### Short problem
Repeat the records word for word, excluding any picture.

### Stored records
--

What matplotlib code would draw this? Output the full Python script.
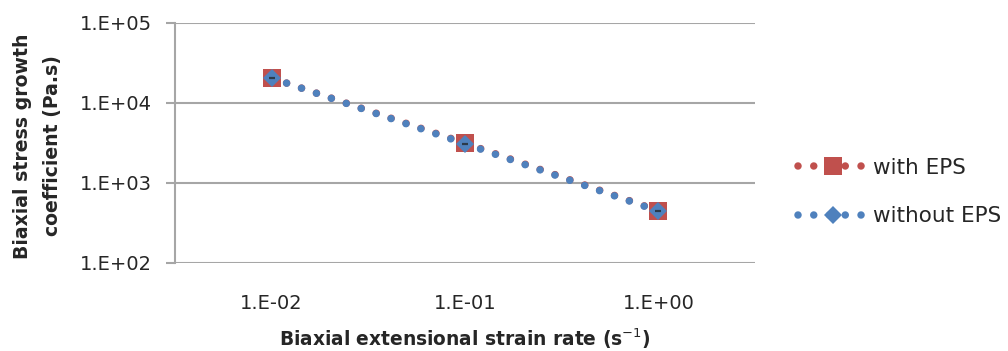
import matplotlib
matplotlib.use("Agg")
import matplotlib.pyplot as plt
from matplotlib.lines import Line2D

# Strain-rate categories and measured coefficients
strain_rates = ["1.E-02", "1.E-01", "1.E+00"]
with_eps = [2.05e4, 3.15e3, 450]
without_eps = [2.05e4, 3.1e3, 445]
y_ticks = [1e2, 1e3, 1e4, 1e5]
y_tick_labels = ["1.E+02", "1.E+03", "1.E+04", "1.E+05"]

RED = "#C0504D"
BLUE = "#4F81BD"
GRID = "#A6A6A6"
TEXT = "#262626"

plt.rcParams["font.family"] = ["DejaVu Sans"]

fig = plt.figure(figsize=(10.08, 3.51), dpi=100)
ax = fig.add_axes([175 / 1008, 1 - 263 / 351, 580 / 1008, 240 / 351])

x = list(range(len(strain_rates)))
LW = 5.4
dots = (0, (0.001, 2.1))
SQ = 12.3
DI = 9.3

common = dict(linewidth=LW, linestyle=dots, dash_capstyle="round",
              solid_capstyle="round")
ax.plot(x, with_eps, color=RED, marker="s", markersize=SQ,
        markeredgewidth=0, zorder=3, **common)
ax.plot(x, without_eps, color=BLUE, marker="D", markersize=DI,
        markeredgewidth=0, zorder=4, **common)
# small error-bar caps at each measured point
ax.plot(x, without_eps, linestyle="none", marker="_", markersize=5,
        markeredgewidth=1.6, color="#2b3a4a", zorder=5)

ax.set_yscale("log")
ax.set_ylim(1e2, 1e5)
ax.set_xlim(-0.5, len(strain_rates) - 0.5)
ax.set_yticks(y_ticks)
ax.set_yticklabels(y_tick_labels)
ax.minorticks_off()
ax.set_xticks(x)
ax.set_xticklabels(strain_rates)

ax.grid(axis="y", color=GRID, linewidth=1.5)
ax.set_axisbelow(True)
for side in ["top", "right", "bottom"]:
    ax.spines[side].set_visible(False)
ax.spines["left"].set_color(GRID)
ax.spines["left"].set_linewidth(1.5)

ax.tick_params(axis="y", length=6.5, width=1.5, color=GRID, pad=10,
               labelsize=14, labelcolor=TEXT)
ax.tick_params(axis="x", length=0, pad=22, labelsize=14, labelcolor=TEXT)

ax.set_xlabel("Biaxial extensional strain rate (s$^{-1}$)", fontsize=13.4,
              fontweight="bold", color=TEXT, labelpad=10)
fig.text(0.037, 1 - 146 / 351, "Biaxial stress growth\ncoefficient (Pa.s)",
         rotation=90, ha="center", va="center", fontsize=13.6,
         fontweight="bold", color=TEXT, linespacing=1.7)

handles = [
    Line2D([], [], color=RED, marker="s", markersize=SQ, markeredgewidth=0,
           linewidth=LW, linestyle=dots, dash_capstyle="round"),
    Line2D([], [], color=BLUE, marker="D", markersize=8.8, markeredgewidth=0,
           linewidth=LW, linestyle=dots, dash_capstyle="round"),
]
fig.legend(handles, ["with EPS", "without EPS"], loc="center left",
           bbox_to_anchor=(798 / 1008, 1 - 192 / 351), frameon=False,
           fontsize=15.5, handlelength=3.25, handletextpad=0.25,
           labelspacing=1.32, labelcolor=TEXT, borderpad=0,
           borderaxespad=0)

fig.savefig("out.png", dpi=100)
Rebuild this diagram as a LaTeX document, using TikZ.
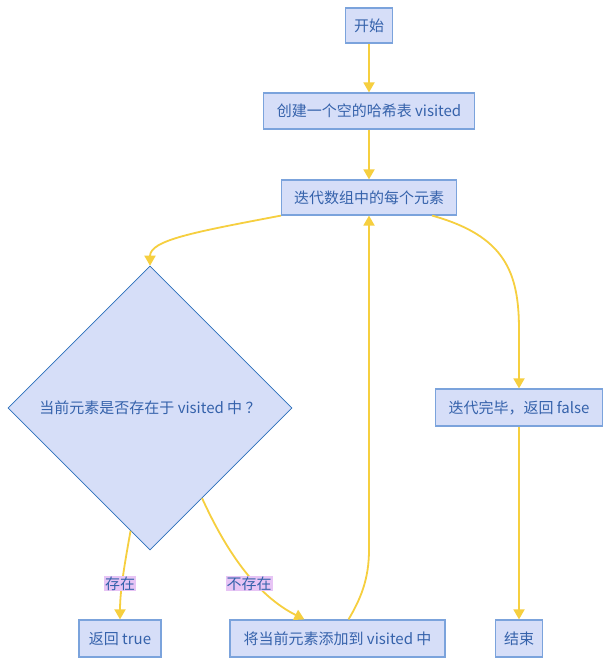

--

### Output for this exercise
What matplotlib code would draw this? Output the full Python script.
import matplotlib
matplotlib.use("Agg")
import matplotlib.pyplot as plt
from matplotlib.lines import Line2D

# Strain-rate categories and measured coefficients
strain_rates = ["1.E-02", "1.E-01", "1.E+00"]
with_eps = [2.05e4, 3.15e3, 450]
without_eps = [2.05e4, 3.1e3, 445]
y_ticks = [1e2, 1e3, 1e4, 1e5]
y_tick_labels = ["1.E+02", "1.E+03", "1.E+04", "1.E+05"]

RED = "#C0504D"
BLUE = "#4F81BD"
GRID = "#A6A6A6"
TEXT = "#262626"

plt.rcParams["font.family"] = ["DejaVu Sans"]

fig = plt.figure(figsize=(10.08, 3.51), dpi=100)
ax = fig.add_axes([175 / 1008, 1 - 263 / 351, 580 / 1008, 240 / 351])

x = list(range(len(strain_rates)))
LW = 5.4
dots = (0, (0.001, 2.1))
SQ = 12.3
DI = 9.3

common = dict(linewidth=LW, linestyle=dots, dash_capstyle="round",
              solid_capstyle="round")
ax.plot(x, with_eps, color=RED, marker="s", markersize=SQ,
        markeredgewidth=0, zorder=3, **common)
ax.plot(x, without_eps, color=BLUE, marker="D", markersize=DI,
        markeredgewidth=0, zorder=4, **common)
# small error-bar caps at each measured point
ax.plot(x, without_eps, linestyle="none", marker="_", markersize=5,
        markeredgewidth=1.6, color="#2b3a4a", zorder=5)

ax.set_yscale("log")
ax.set_ylim(1e2, 1e5)
ax.set_xlim(-0.5, len(strain_rates) - 0.5)
ax.set_yticks(y_ticks)
ax.set_yticklabels(y_tick_labels)
ax.minorticks_off()
ax.set_xticks(x)
ax.set_xticklabels(strain_rates)

ax.grid(axis="y", color=GRID, linewidth=1.5)
ax.set_axisbelow(True)
for side in ["top", "right", "bottom"]:
    ax.spines[side].set_visible(False)
ax.spines["left"].set_color(GRID)
ax.spines["left"].set_linewidth(1.5)

ax.tick_params(axis="y", length=6.5, width=1.5, color=GRID, pad=10,
               labelsize=14, labelcolor=TEXT)
ax.tick_params(axis="x", length=0, pad=22, labelsize=14, labelcolor=TEXT)

ax.set_xlabel("Biaxial extensional strain rate (s$^{-1}$)", fontsize=13.4,
              fontweight="bold", color=TEXT, labelpad=10)
fig.text(0.037, 1 - 146 / 351, "Biaxial stress growth\ncoefficient (Pa.s)",
         rotation=90, ha="center", va="center", fontsize=13.6,
         fontweight="bold", color=TEXT, linespacing=1.7)

handles = [
    Line2D([], [], color=RED, marker="s", markersize=SQ, markeredgewidth=0,
           linewidth=LW, linestyle=dots, dash_capstyle="round"),
    Line2D([], [], color=BLUE, marker="D", markersize=8.8, markeredgewidth=0,
           linewidth=LW, linestyle=dots, dash_capstyle="round"),
]
fig.legend(handles, ["with EPS", "without EPS"], loc="center left",
           bbox_to_anchor=(798 / 1008, 1 - 192 / 351), frameon=False,
           fontsize=15.5, handlelength=3.25, handletextpad=0.25,
           labelspacing=1.32, labelcolor=TEXT, borderpad=0,
           borderaxespad=0)

fig.savefig("out.png", dpi=100)
Rebuild this diagram as a LaTeX document, using TikZ.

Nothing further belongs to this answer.